In a recent decision, Bruce v. Citigroup, Inc., et al., the United States Court of Appeals for the Second Circuit clarified the limits of bankruptcy court jurisdiction over class actions. Specifically, the court rejected a bankruptcy court’s ruling that allowed a plaintiff’s nationwide class action to survive Defendant Citibank, N.A.’s (“Citi”) motion to dismiss and strike class allegations. Following its sister Circuits, the Second Circuit held that the Bankruptcy Code does not permit a bankruptcy court to adjudicate contempt claims of a nationwide class because it lacks authority to enforce other bankruptcy court’s discharge injunctions.
Bruce sued Citi for allegedly violating a bankruptcy order discharging plaintiff’s debt and enjoining attempts to collect on the discharged debt, alleging Citi reported her debt as “charged off” without noting that the debt was “included in bankruptcy,” failed to timely request a correction of the tradeline reporting after plaintiff’s notification of the error, and willfully engaged in these practices to increase its financial benefit when selling debt to third party debt buyers. While the Second Circuit agreed these allegations were sufficient to withstand dismissal as to the plaintiff individually, it reversed the bankruptcy court’s decision upholding the claims on behalf of a nationwide class.
In denying Citi’s motion to strike the class allegations, the bankruptcy court held that Section 105 of the Bankruptcy Code allows it to “issue any order, process, or judgment that is necessary or appropriate to carry out” the Code. Bruce v. Citigroup Inc., No. 22-1000-bk (Bankr. S.D.N.Y.) (quoting 11 U.S.C. § 105). The Second Circuit, however, closely scrutinized this argument and began its analysis with the Code section under which plaintiff sought relief, 11 U.S.C. § 524(a)(2), which provides in relevant part that a bankruptcy discharge:
[O]perates as an injunction against the commencement or continuation of an action, the employment of process, or an act, to collect, recover or offset any such debt as a personal liability of the debtor, whether or not discharge of such debt is waived.
While this section is intended to prevent creditors from pressuring debtors into paying discharged debts, the Second Circuit declined to adopt plaintiff’s theory that any bankruptcy court could hold violating creditors in contempt, citing the long-standing principle that a “court’s civil contempt authority does not extend beyond the enforcement of its own orders.” Doing so, it cautioned, could “wreak havoc on the federal courts to leave enforcement of the injunctive order of a bankruptcy court in one district to the interpretive whims of a bankruptcy court in another district.” Alderwoods Grp., Inc. v.
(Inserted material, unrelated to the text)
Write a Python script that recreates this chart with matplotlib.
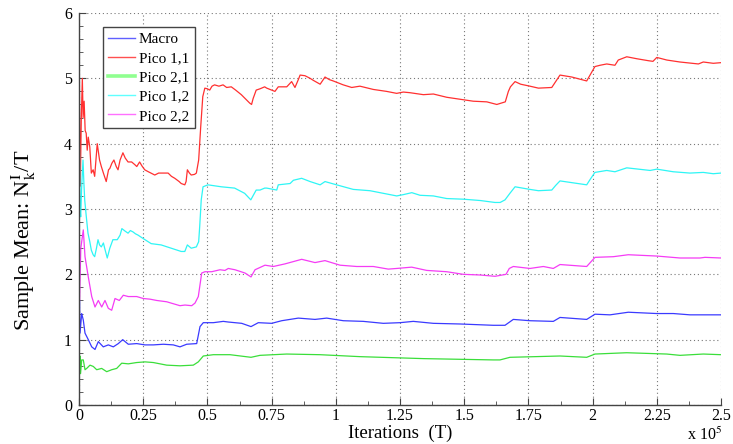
import matplotlib
matplotlib.use("Agg")
import matplotlib.pyplot as plt
from matplotlib.lines import Line2D
from matplotlib.ticker import MultipleLocator, FuncFormatter
import numpy as np

plt.rcParams['font.family'] = ['Liberation Serif', 'DejaVu Serif']
plt.rcParams['mathtext.fontset'] = 'stix'

SCALE = 1e5  # iterations per axis unit

# Sample means per cell (x in units of 1e5 iterations)
macro_x = [0.0, 0.002, 0.004, 0.0105, 0.0167, 0.0234, 0.0362, 0.0495, 0.0623, 0.0752, 0.0946,
           0.1141, 0.1336, 0.153, 0.1702, 0.192, 0.2247, 0.257, 0.2893, 0.3283, 0.3672, 0.3933,
           0.4194, 0.4583, 0.4712, 0.484, 0.523, 0.5619, 0.5814, 0.6336, 0.6698, 0.6982, 0.7504,
           0.7893, 0.854, 0.919, 0.9646, 1.0292, 1.1071, 1.185, 1.25, 1.3018, 1.3797, 1.4837,
           1.6133, 1.6394, 1.6589, 1.6912, 1.7562, 1.847, 1.8731, 1.977, 2.0093, 2.0677, 2.139,
           2.2496, 2.3143, 2.3793, 2.5]
macro_y = [1.1, 1.6, 1.1, 1.4, 1.3, 1.1, 1.0, 0.89, 0.85, 0.97, 0.89,
           0.92, 0.89, 0.94, 1.0, 0.93, 0.94, 0.92, 0.92, 0.93, 0.92, 0.89,
           0.93, 0.94, 1.2, 1.26, 1.26, 1.28, 1.27, 1.25, 1.2, 1.26, 1.25,
           1.29, 1.33, 1.31, 1.33, 1.29, 1.28, 1.25, 1.26, 1.28, 1.25, 1.24,
           1.22, 1.22, 1.22, 1.31, 1.29, 1.28, 1.34, 1.31, 1.39, 1.38, 1.42,
           1.4, 1.4, 1.38, 1.38]

pico11_x = [0.0, 0.002, 0.005, 0.009, 0.013, 0.016, 0.020, 0.024, 0.028, 0.032, 0.036, 0.042,
            0.048, 0.055, 0.061, 0.066, 0.071, 0.080, 0.087, 0.095, 0.106, 0.115, 0.120, 0.128,
            0.136, 0.145, 0.152, 0.160, 0.171, 0.180, 0.191, 0.205, 0.217, 0.225, 0.236, 0.245,
            0.256, 0.270, 0.295, 0.310, 0.327, 0.347, 0.360, 0.373, 0.390, 0.398, 0.412, 0.417,
            0.422, 0.430, 0.437, 0.450, 0.457, 0.466, 0.474, 0.482, 0.490, 0.500, 0.509, 0.518,
            0.528, 0.545, 0.561, 0.575, 0.593, 0.610, 0.632, 0.650, 0.665, 0.672, 0.678, 0.690,
            0.705, 0.723, 0.731, 0.750, 0.763, 0.776, 0.795, 0.809, 0.828, 0.841, 0.854, 0.861,
            0.880, 0.900, 0.912, 0.939, 0.958, 0.975, 0.990, 1.029, 1.062, 1.094, 1.146, 1.198,
            1.237, 1.263, 1.289, 1.341, 1.380, 1.432, 1.484, 1.535, 1.588, 1.627, 1.660, 1.672,
            1.680, 1.698, 1.720, 1.756, 1.789, 1.841, 1.856, 1.873, 1.919, 1.977, 1.990, 2.009,
            2.029, 2.055, 2.087, 2.100, 2.133, 2.172, 2.217, 2.235, 2.250, 2.289, 2.340, 2.412,
            2.431, 2.470, 2.5]
pico11_y = [5.9, 4.6, 3.35, 4.4, 5.0, 4.4, 4.65, 4.2, 4.16, 3.9, 4.1, 3.95,
            3.55, 3.6, 3.5, 3.75, 4.0, 3.75, 3.65, 3.55, 3.42, 3.6, 3.62, 3.7,
            3.75, 3.65, 3.6, 3.75, 3.86, 3.78, 3.72, 3.72, 3.68, 3.65, 3.72, 3.66,
            3.6, 3.57, 3.52, 3.55, 3.55, 3.55, 3.5, 3.47, 3.42, 3.39, 3.37, 3.42,
            3.6, 3.55, 3.52, 3.53, 3.55, 3.75, 4.26, 4.72, 4.85, 4.84, 4.82, 4.88,
            4.9, 4.88, 4.9, 4.86, 4.87, 4.82, 4.75, 4.68, 4.62, 4.6, 4.69, 4.82,
            4.84, 4.87, 4.85, 4.82, 4.8, 4.87, 4.87, 4.87, 4.95, 4.86, 4.98, 5.05,
            5.04, 5.0, 4.97, 4.91, 5.02, 4.98, 4.96, 4.9, 4.86, 4.88, 4.83, 4.8,
            4.77, 4.79, 4.78, 4.75, 4.76, 4.71, 4.68, 4.65, 4.64, 4.6, 4.64, 4.8,
            4.87, 4.95, 4.91, 4.88, 4.85, 4.86, 4.95, 5.05, 5.02, 4.96, 5.05, 5.18,
            5.2, 5.22, 5.2, 5.28, 5.33, 5.3, 5.27, 5.26, 5.32, 5.28, 5.25, 5.22,
            5.25, 5.23, 5.24]

pico21_x = [0.0, 0.002, 0.004, 0.006, 0.0105, 0.0167, 0.0234, 0.030, 0.0428, 0.0557, 0.0689,
            0.0884, 0.1079, 0.1273, 0.1468, 0.1663, 0.192, 0.2247, 0.257, 0.2893, 0.3415, 0.3933,
            0.4451, 0.4646, 0.484, 0.523, 0.588, 0.6698, 0.7048, 0.8088, 0.9385, 1.0942, 1.3407,
            1.6133, 1.6394, 1.6783, 1.8731, 1.977, 2.0093, 2.1328, 2.2885, 2.3404, 2.4311, 2.5]
pico21_y = [1.0, 0.5, 0.75, 0.48, 0.69, 0.69, 0.54, 0.56, 0.61, 0.59, 0.54,
            0.56, 0.51, 0.54, 0.56, 0.64, 0.63, 0.65, 0.66, 0.65, 0.61, 0.6,
            0.61, 0.66, 0.75, 0.77, 0.77, 0.73, 0.76, 0.78, 0.77, 0.74, 0.71,
            0.69, 0.69, 0.73, 0.75, 0.73, 0.78, 0.8, 0.78, 0.76, 0.78, 0.77]

pico12_x = [0.0, 0.002, 0.004, 0.0066, 0.010, 0.0156, 0.019, 0.0222, 0.028, 0.035, 0.042, 0.048,
            0.055, 0.061, 0.068, 0.074, 0.080, 0.087, 0.095, 0.100, 0.110, 0.120, 0.132, 0.149,
            0.160, 0.167, 0.180, 0.191, 0.200, 0.210, 0.220, 0.230, 0.249, 0.281, 0.320, 0.359,
            0.398, 0.412, 0.422, 0.437, 0.457, 0.466, 0.470, 0.476, 0.483, 0.502, 0.554, 0.606,
            0.645, 0.669, 0.690, 0.705, 0.723, 0.731, 0.770, 0.776, 0.822, 0.835, 0.867, 0.900,
            0.939, 0.958, 1.003, 1.068, 1.133, 1.185, 1.237, 1.263, 1.296, 1.328, 1.380, 1.432,
            1.497, 1.562, 1.620, 1.640, 1.659, 1.678, 1.698, 1.756, 1.789, 1.841, 1.856, 1.873,
            1.977, 1.990, 2.009, 2.055, 2.087, 2.133, 2.224, 2.250, 2.314, 2.379, 2.431, 2.470, 2.5]
pico12_y = [4.3, 3.9, 3.0, 2.88, 3.3, 3.75, 3.4, 3.14, 2.9, 2.63, 2.5, 2.37,
            2.3, 2.27, 2.4, 2.53, 2.45, 2.42, 2.48, 2.4, 2.25, 2.4, 2.53, 2.53,
            2.6, 2.7, 2.66, 2.63, 2.67, 2.65, 2.62, 2.6, 2.55, 2.47, 2.45, 2.4,
            2.35, 2.35, 2.45, 2.4, 2.42, 2.5, 2.73, 3.14, 3.34, 3.37, 3.34, 3.32,
            3.24, 3.14, 3.29, 3.29, 3.32, 3.32, 3.29, 3.37, 3.39, 3.44, 3.47, 3.42,
            3.37, 3.42, 3.37, 3.3, 3.28, 3.24, 3.2, 3.22, 3.25, 3.21, 3.2, 3.16,
            3.15, 3.13, 3.1, 3.1, 3.14, 3.24, 3.34, 3.3, 3.28, 3.29, 3.36, 3.43,
            3.37, 3.45, 3.56, 3.59, 3.57, 3.63, 3.59, 3.61, 3.57, 3.55, 3.56, 3.54, 3.55]

pico22_x = [0.0, 0.002, 0.004, 0.007, 0.0167, 0.0234, 0.0362, 0.0495, 0.0623, 0.0752, 0.0884,
            0.1012, 0.1141, 0.1273, 0.1402, 0.1569, 0.1725, 0.192, 0.2247, 0.2504, 0.2765, 0.3026,
            0.3415, 0.3672, 0.3933, 0.4128, 0.4389, 0.4517, 0.4646, 0.4778, 0.4907, 0.5167, 0.5491,
            0.5685, 0.5814, 0.6075, 0.6464, 0.6698, 0.6854, 0.7243, 0.7566, 0.8022, 0.8672, 0.919,
            0.9579, 1.0164, 1.0814, 1.146, 1.2044, 1.2372, 1.2955, 1.354, 1.4319, 1.4965, 1.5615,
            1.62, 1.6628, 1.6756, 1.6912, 1.7562, 1.8081, 1.847, 1.8731, 1.977, 2.0093, 2.0806,
            2.139, 2.2496, 2.3404, 2.4182, 2.4377, 2.5]
pico22_y = [2.5, 1.6, 1.9, 2.4, 2.68, 2.27, 1.96, 1.66, 1.5, 1.6, 1.5,
            1.6, 1.48, 1.45, 1.63, 1.6, 1.68, 1.66, 1.66, 1.63, 1.62, 1.6,
            1.58, 1.55, 1.52, 1.53, 1.52, 1.56, 1.66, 2.02, 2.04, 2.04, 2.07,
            2.06, 2.09, 2.07, 2.02, 1.96, 2.07, 2.14, 2.12, 2.16, 2.23, 2.18,
            2.21, 2.14, 2.12, 2.12, 2.08, 2.09, 2.11, 2.06, 2.04, 2.0, 1.99,
            1.97, 2.0, 2.09, 2.12, 2.09, 2.12, 2.09, 2.15, 2.12, 2.26, 2.27,
            2.3, 2.28, 2.25, 2.25, 2.26, 2.25]

series = [
    ("Macro", macro_x, macro_y, "#3a3aff"),
    ("Pico 1,1", pico11_x, pico11_y, "#ff3030"),
    ("Pico 2,1", pico21_x, pico21_y, "#3ade3a"),
    ("Pico 1,2", pico12_x, pico12_y, "#2ef5f5"),
    ("Pico 2,2", pico22_x, pico22_y, "#f53cf5"),
]
legend_colors = ["#6060ff", "#ff5050", "#90ff90", "#60ffff", "#ff70ff"]
legend_widths = [1.0, 1.0, 2.6, 1.0, 1.0]

fig = plt.figure(figsize=(7.33, 4.44), dpi=100)
ax = fig.add_axes([79 / 733, 39 / 444, 642 / 733, 392 / 444])

for name, xs, ys, col in series:
    ax.plot(np.array(xs) * SCALE, ys, color=col, lw=0.9)

ax.set_xlim(0, 2.5 * SCALE)
ax.set_ylim(0, 6)
ax.xaxis.set_major_locator(MultipleLocator(0.25 * SCALE))
ax.xaxis.set_minor_locator(MultipleLocator(0.125 * SCALE))
ax.yaxis.set_major_locator(MultipleLocator(1))
ax.yaxis.set_minor_locator(MultipleLocator(0.2))
ax.xaxis.set_major_formatter(FuncFormatter(lambda v, p: "%g" % round(v / SCALE, 3)))

ax.grid(True, which="major", linestyle=(0, (1, 2.5)), color="#777777", lw=0.8)
for s in ("top", "right"):
    ax.spines[s].set_visible(False)
for s in ("left", "bottom"):
    ax.spines[s].set_color("#444444")
    ax.spines[s].set_linewidth(1.0)

ax.tick_params(which="both", direction="in", colors="#444444", labelcolor="black",
               labelsize=11.5)
ax.tick_params(which="major", length=5)
ax.tick_params(which="minor", length=3)
ax.tick_params(axis="x", pad=2)
ax.tick_params(axis="y", pad=5)

ax.set_xlabel("Iterations  (T)", fontsize=13.5, labelpad=1)
ax.set_ylabel(r"Sample Mean: N$_{\mathrm{k}}^{\mathrm{I}}$/T", fontsize=16)
ax.yaxis.set_label_coords(-0.064, 0.42)
fig.text(722 / 733, 4 / 444, r"x 10$^{5}$", ha="right", va="baseline", fontsize=11.5)

handles = [Line2D([], [], color=c, lw=w) for c, w in zip(legend_colors, legend_widths)]
leg = ax.legend(handles, [s[0] for s in series], loc="upper left",
                bbox_to_anchor=(24 / 642, 1 - 14 / 392), fontsize=11,
                handlelength=1.75, handletextpad=0.25, borderpad=0.35,
                labelspacing=0.36, fancybox=False, framealpha=1, borderaxespad=0)
leg.get_frame().set_edgecolor("#444444")
leg.get_frame().set_linewidth(1.0)

fig.savefig("out.png", dpi=100)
Garcia, 682 F.3d 958, 970 (11th Cir. 2012).
The rationale employed by the Second Circuit closely follows the issues and trends our firm identified in its 2020 article published in the Consumer Finance Law Quarterly Report and presented at the Conference on Consumer Finance Law Debt Collection Symposium. Jarrod D. Shaw & Benjamin J. Sitter, et al., Limitations On Bankruptcy Court Jurisdiction To Adjudicate Nationwide Class Actions Alleging Violation Of Discharge Injunction Under Section 524(A)(2), 74 Consumer Fin. L.Q. 328 (2020). At that time, the majority of lower courts as well as the Seventh, Ninth, and Eleventh Circuits had all held bankruptcy courts did not have authority to enforce other bankruptcy discharge injunctions, and, consequently, it was impermissible to adjudicate claims on behalf of a class with orders from various courts across the nation.
Indeed, we predicted that the minority view, which included opinions from lower courts within the Second Circuit, was in question after the Second Circuit, Fifth Circuit, and Supreme Court issued decisions rebuffing the purported “fundamental difference” between injunctions under the Bankruptcy Code and those granted under Federal Rule of Civil Procedure 65. While the question has not yet reached the Supreme Court to unify these decisions, we anticipate the trend will continue across Circuits—adopting the majority view that bankruptcy courts have no authority to enforce discharge injunctions on behalf of debtors who received such orders from other courts. In any event, the Bruce decision should mark the end of a flurry of class actions brought in bankruptcy courts within the Second Circuit.